Reputation: 11
Assuming: I have two sets of tuples, also either set might not contain the same amount of tuples. Is there any way I can get this to work without iterating over both sets and comparing every entry from one set to every entry of the other set?
For example, I´d like to know whether three entries of one tuple are in any of the tuples of the other set, this is what I´ve tried (example code):
s1 = set()
s2 = set()
s1.add(tuple(["a", "b", "c", "e"]))
s1.add(tuple(["d", "e", "f", "h"]))
s2.add(tuple(["a", "b", "c", "d"]))
s2.add(tuple(["d", "e", "f", "g"]))
s2.add(tuple(["m", "n", "o", "p"]))
for x in s1:
if x[0:3] in s2:
print(x)
This won´t work.
I´m asking because the sets have thousands of entries and iterating over both takes way too long and I can´t seem to figure out a smart way to do it.

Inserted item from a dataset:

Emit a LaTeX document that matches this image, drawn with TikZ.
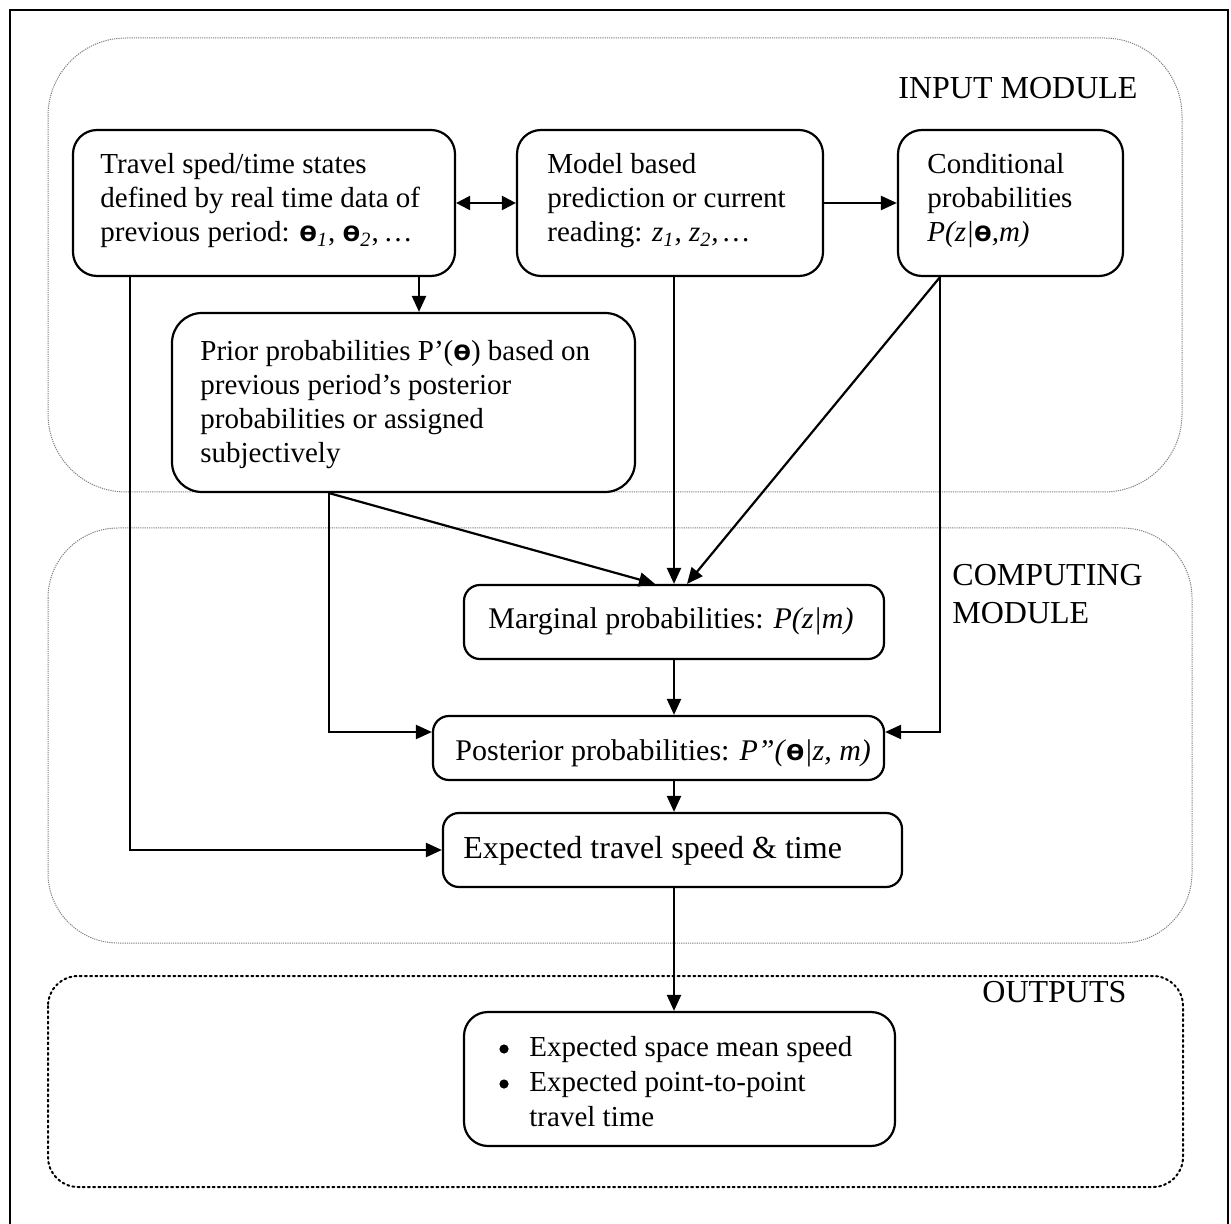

Edit for clarification: Each tuple always has the same amount of entries, in my case 4. In my case I´d like to know how to check any arbitrary combination [0:2], [1:3], [0:x]. I need confirmation that for example [0:3] in one tuple is the same as [0:3] in another one.
Upvotes: 1
Views: 301
Reputation: 2484
You could use pandas for this. Pandas is optimised to run very fast using C bindings.
df1
0 1 2 3
0 a b c e
1 d e f h
2 x e f h
3 y u d h
df2
0 1 2 3 4 5
0 a b c d None None
1 d e f g None None
2 m n o p None None
3 b c d y u d
I've assumed above that the tuples may be of varying length.
import pandas as pd
df1 = pd.DataFrame([tuple("a", "b", "c", "e"), tuple("d", "e", "f", "h"), tuple("x", "e", "f", "h"), tuple("y", "u", "d", "h") ])
df2 = pd.DataFrame([tuple("a", "b", "c", "d"), tuple("d", "e", "f", "g"), tuple("m", "n", "o", "p"), tuple("b", "c", "d", "y", "u", "d")])
# checks if the first 3 column values are in the second frame
df1[[0,1,2]].isin(df2).any(axis=1)
0 True
1 True
2 False
3 True
dtype: bool
So it's matched abc, def, and yud in any location in the second dataframe. You could generalise this approach to look for subsets of the first dataframe other than cols 0:2. This could look something like this:
for col_max in range(0, len(df1.columns)):
col_names = [col_index for col_index in range(0, col_max)]
print(df1[col_names].isin(df2).any(axis=1))
Upvotes: 1